Only the lines from the top of the listing below to the line that has "(0,0) rectangle (961,452);" should be echoed, with both ends kept and pictures left out.

━━━━━━━━━━━━━━━━━━━━

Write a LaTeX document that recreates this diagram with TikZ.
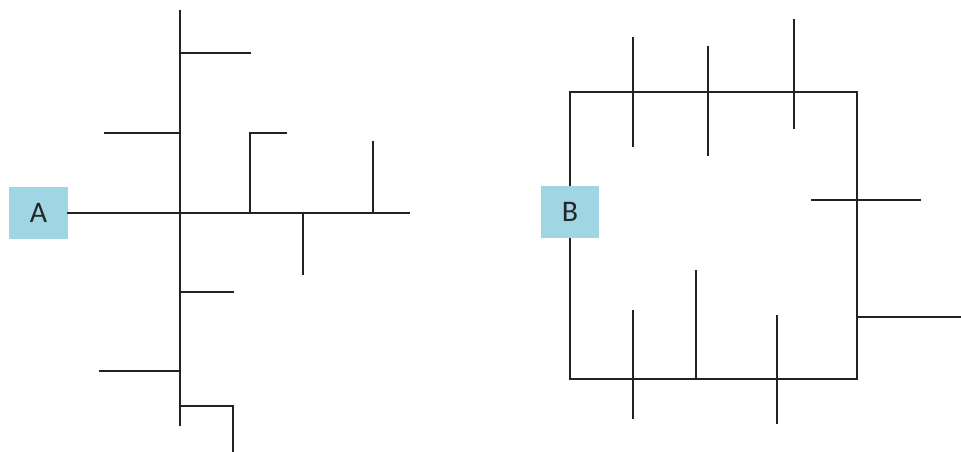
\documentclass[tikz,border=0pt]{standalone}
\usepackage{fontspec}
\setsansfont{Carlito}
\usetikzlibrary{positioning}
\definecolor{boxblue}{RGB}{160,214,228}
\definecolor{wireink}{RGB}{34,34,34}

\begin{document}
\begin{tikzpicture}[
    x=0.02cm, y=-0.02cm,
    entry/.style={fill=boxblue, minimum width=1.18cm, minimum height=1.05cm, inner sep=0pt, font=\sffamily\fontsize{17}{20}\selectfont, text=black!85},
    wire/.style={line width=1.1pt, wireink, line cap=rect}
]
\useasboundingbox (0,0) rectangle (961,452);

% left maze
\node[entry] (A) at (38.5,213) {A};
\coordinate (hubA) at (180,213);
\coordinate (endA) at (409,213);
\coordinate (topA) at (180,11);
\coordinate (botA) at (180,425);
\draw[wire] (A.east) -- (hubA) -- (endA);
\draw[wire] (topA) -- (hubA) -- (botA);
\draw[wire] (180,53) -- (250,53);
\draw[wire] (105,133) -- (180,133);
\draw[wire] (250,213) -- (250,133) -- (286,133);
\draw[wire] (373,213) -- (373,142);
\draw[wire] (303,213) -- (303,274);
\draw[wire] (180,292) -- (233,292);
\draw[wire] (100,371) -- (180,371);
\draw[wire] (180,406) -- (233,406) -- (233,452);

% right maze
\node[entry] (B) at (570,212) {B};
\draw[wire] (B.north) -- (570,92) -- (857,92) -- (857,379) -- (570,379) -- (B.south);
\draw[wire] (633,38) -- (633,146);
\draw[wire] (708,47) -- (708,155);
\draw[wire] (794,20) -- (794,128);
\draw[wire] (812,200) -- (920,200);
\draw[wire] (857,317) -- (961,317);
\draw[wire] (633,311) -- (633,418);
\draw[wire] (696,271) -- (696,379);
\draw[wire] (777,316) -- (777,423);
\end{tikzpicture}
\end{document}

━━━━━━━━━━━━━━━━━━━━

> _Response_:
Write a LaTeX document that recreates this diagram with TikZ.
\documentclass[tikz,border=0pt]{standalone}
\usepackage{fontspec}
\setsansfont{Carlito}
\usetikzlibrary{positioning}
\definecolor{boxblue}{RGB}{160,214,228}
\definecolor{wireink}{RGB}{34,34,34}

\begin{document}
\begin{tikzpicture}[
    x=0.02cm, y=-0.02cm,
    entry/.style={fill=boxblue, minimum width=1.18cm, minimum height=1.05cm, inner sep=0pt, font=\sffamily\fontsize{17}{20}\selectfont, text=black!85},
    wire/.style={line width=1.1pt, wireink, line cap=rect}
]
\useasboundingbox (0,0) rectangle (961,452);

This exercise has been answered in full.